Wednesday, 12 February 2014

Telecom and the Federal Budget 2014

The Federal Budget released on 11 Feb 14 had a few sections affecting telecommunications. The full budget and related information can be found starting at the budget home page.  Information about telecommunications can be found in Chapter 3.4 pages 177 to 180.

In the cellular arena, the budget calls for amending the Telecommunications Act by introducing a cap on “wholesale domestic roaming rates to prevent wireless providers from charging other companies more than they charge their own customers for voice, data and text services.” This action is obviously being introduced to help the new entrants –, Mobilicity, Vidéotron and Wind – who rely on the incumbent carriers for network access (roaming) outside their home area.  There should be little direct impact on the average consumer unless they are a new entrant customer and the companies decide to pass the potential savings on to their customers. On the other hand, there is the chance the incumbents could adjust their rates to make-up for any loss income.

The budget implies that the cap will be temporary and may be adjusted as a result of the ongoing CRTC study of Canadian roaming rates

The Telecommunications Act will also be amended to give Industry Canada and the CRTC “the power to impose administrative monetary penalties on companies that violate established rules.” Some of the target infractions relate to the Wireless Code, spectrum deployment timelines, service to rural areas and tower sharing.

There are also a number of areas that the government feels need addressing including such as:
  1.       Enhanced information sharing amongst the CRTC, Industry Canada and the Competition Bureau; 
  1.      Clarify the elements of the spectrum auction rules; and 
  1.       Clarify the prohibition on jamming devices. 
There is an additional one that I do not quite understand so I will quote it in full:

“Provide the CRTC with the authority to impose conditions pertaining to social requirements on telecommunications service providers that are not carriers (i.e. “re-sellers” of services) to help ensure that all consumers can benefit, no matter which provider they choose.”

On the broadband (high speed) Internet side of the house, the budget identified the sum of $304 million over five years “to extend and enhance access” broadband access networks.
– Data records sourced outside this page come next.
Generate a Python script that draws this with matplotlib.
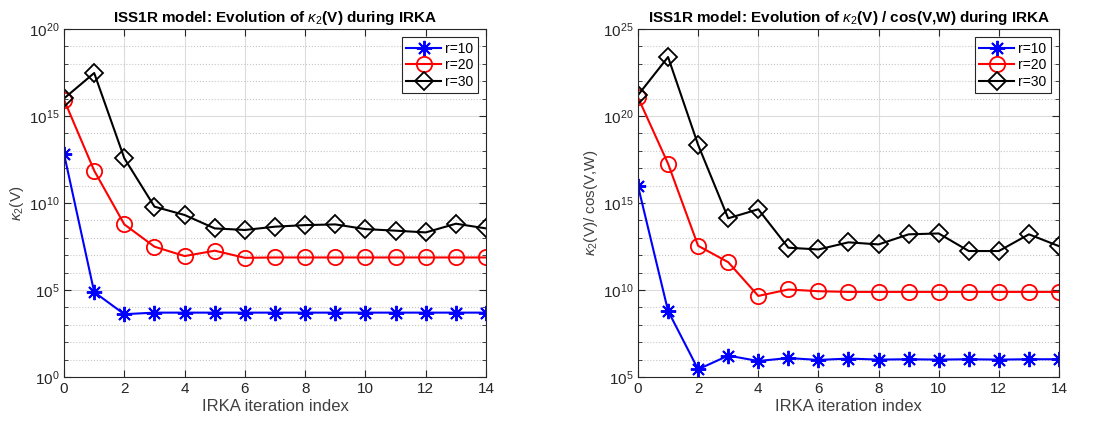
import numpy as np
import matplotlib.pyplot as plt
from matplotlib.ticker import FixedLocator, LogFormatterSciNotation

plt.rcParams['font.family'] = ['Liberation Sans', 'DejaVu Sans']
plt.rcParams['mathtext.fontset'] = 'custom'
plt.rcParams['mathtext.rm'] = 'Liberation Sans'
plt.rcParams['mathtext.it'] = 'Liberation Sans:italic'

iters = np.arange(15)
labels = ['r=10', 'r=20', 'r=30']

# log10 of kappa_2(V)
kappa_r10 = [12.82, 4.88, 3.61, 3.70, 3.70, 3.70, 3.70, 3.70, 3.70, 3.70, 3.70, 3.70, 3.70, 3.70, 3.70]
kappa_r20 = [15.93, 11.86, 8.77, 7.49, 6.95, 7.26, 6.85, 6.87, 6.87, 6.87, 6.87, 6.87, 6.87, 6.87, 6.87]
kappa_r30 = [16.01, 17.47, 12.57, 9.79, 9.31, 8.54, 8.45, 8.64, 8.73, 8.77, 8.50, 8.41, 8.31, 8.81, 8.54]

# log10 of kappa_2(V) / cos(V,W)
ratio_r10 = [15.98, 8.80, 5.44, 6.23, 5.92, 6.09, 5.98, 6.06, 6.00, 6.02, 6.00, 6.02, 6.00, 6.02, 6.02]
ratio_r20 = [21.07, 17.26, 12.54, 11.60, 9.66, 10.03, 9.93, 9.89, 9.89, 9.89, 9.89, 9.89, 9.89, 9.89, 9.89]
ratio_r30 = [21.20, 23.39, 18.34, 14.12, 14.64, 12.43, 12.33, 12.74, 12.62, 13.20, 13.25, 12.24, 12.24, 13.20, 12.52]

# matlab-ish '*' is a plus and an x on top of each other
styles = [dict(color='#0000ff', marker=(8, 2, 0), ms=11, mfc='none', mew=1.4),
          dict(color='#ff0000', marker='o', ms=11, mfc='none', mew=1.3),
          dict(color='#000000', marker='D', ms=9, mfc='none', mew=1.3)]

fig = plt.figure(figsize=(10.93, 4.21), dpi=100)
ax1 = fig.add_axes([0.0586, 0.1045, 0.3861, 0.8266])
ax2 = fig.add_axes([0.5837, 0.1045, 0.3852, 0.8266])

panels = [
    (ax1, [kappa_r10, kappa_r20, kappa_r30], (0, 20),
     r'ISS1R model: Evolution of $\kappa_2$(V) during IRKA', r'$\kappa_2$(V)'),
    (ax2, [ratio_r10, ratio_r20, ratio_r30], (5, 25),
     r'ISS1R model: Evolution of $\kappa_2$(V) / cos(V,W) during IRKA', r'$\kappa_2$(V)/ cos(V,W)'),
]

tc = '#262626'
for ax, series, (lo, hi), title, ylabel in panels:
    for vals, lab, st in zip(series, labels, styles):
        ax.semilogy(iters, 10.0 ** np.array(vals), lw=1.5, label=lab, **st)
    ax.set_xlim(0, 14)
    ax.set_ylim(10.0 ** lo, 10.0 ** hi)
    ax.set_xticks(np.arange(0, 15, 2))
    ax.yaxis.set_major_locator(FixedLocator(10.0 ** np.arange(lo, hi + 1, 5)))
    ax.yaxis.set_minor_locator(FixedLocator(10.0 ** np.arange(lo, hi + 1, 1)))
    ax.yaxis.set_major_formatter(LogFormatterSciNotation())
    ax.yaxis.set_minor_formatter(plt.NullFormatter())
    ax.grid(True, which='major', color='#dcdcdc', lw=0.8)
    ax.grid(True, which='minor', axis='y', color='#c8c8c8', lw=0.8, ls=':')
    ax.set_axisbelow(True)
    ax.tick_params(which='both', direction='in', top=True, right=True, colors=tc, labelsize=11)
    ax.tick_params(which='major', length=5)
    ax.tick_params(which='minor', length=3)
    for s in ax.spines.values():
        s.set_color(tc)
        s.set_linewidth(0.8)
    ax.set_title(title, fontsize=11, fontweight='bold', pad=5)
    ax.set_xlabel('IRKA iteration index', fontsize=12, color='#404040', labelpad=2)
    ax.set_ylabel(ylabel, fontsize=11, color='#404040', labelpad=2)
    leg = ax.legend(loc='upper right', fontsize=10, fancybox=False, framealpha=1,
                    edgecolor=tc, borderpad=0.3, labelspacing=0.2, handlelength=2.5,
                    handletextpad=0.3, borderaxespad=0.6)
    leg.get_frame().set_linewidth(0.8)

fig.savefig('out.png', dpi=100)
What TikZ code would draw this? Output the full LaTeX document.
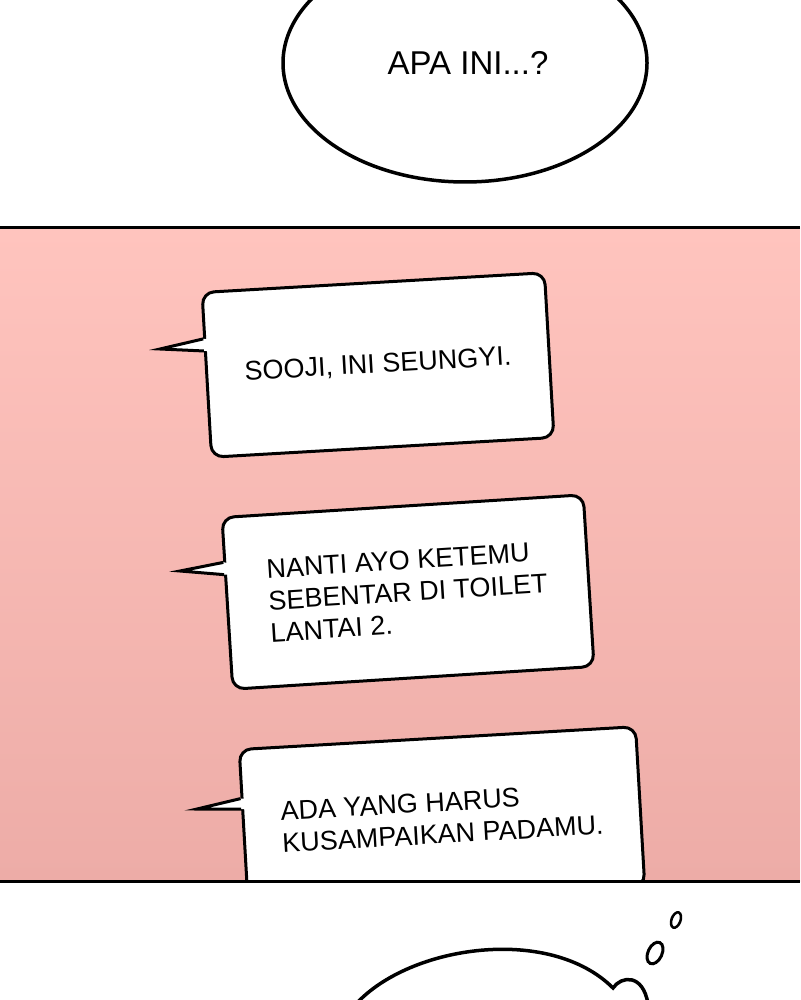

The body of the document also mentions “enhancing and extending access.” This is a subtle change to previous funding programs which could not be used to enhance or improve existing services.

One has to question the targeted speed of 5 Mbps. While this may be considered barely adequate today, I suspect that by the time implementation actually takes place it will be borderline acceptable.

Also, the budget does not address the issue of the fiscal digital divide. The fact remains that many people cannot afford the hardware and recurring charges associated with getting Internet service in their homes.

The telecommunications section ends with a short discussion of the use of spectrum to deliver broadband in rural areas. It reinforces the previously espoused principle of “use it or lose it” where licensees are given a specific time period to implement the service roll-out or lose the license.  

It is a fact that while cellular broadband and data is the fastest growing segment of the market and in the rural areas the cheapest for the vendors to install, it is also the most expensive for the end user on a monthly billing basis unless a special tariff is created.

The section ends with this statement: “…an additional 280,000 Canadian households, which represents near universal access. The Government will announce further details about the new program in the coming months.”

One can only hope that they learned from their previous efforts and the new program shows a vast improvement.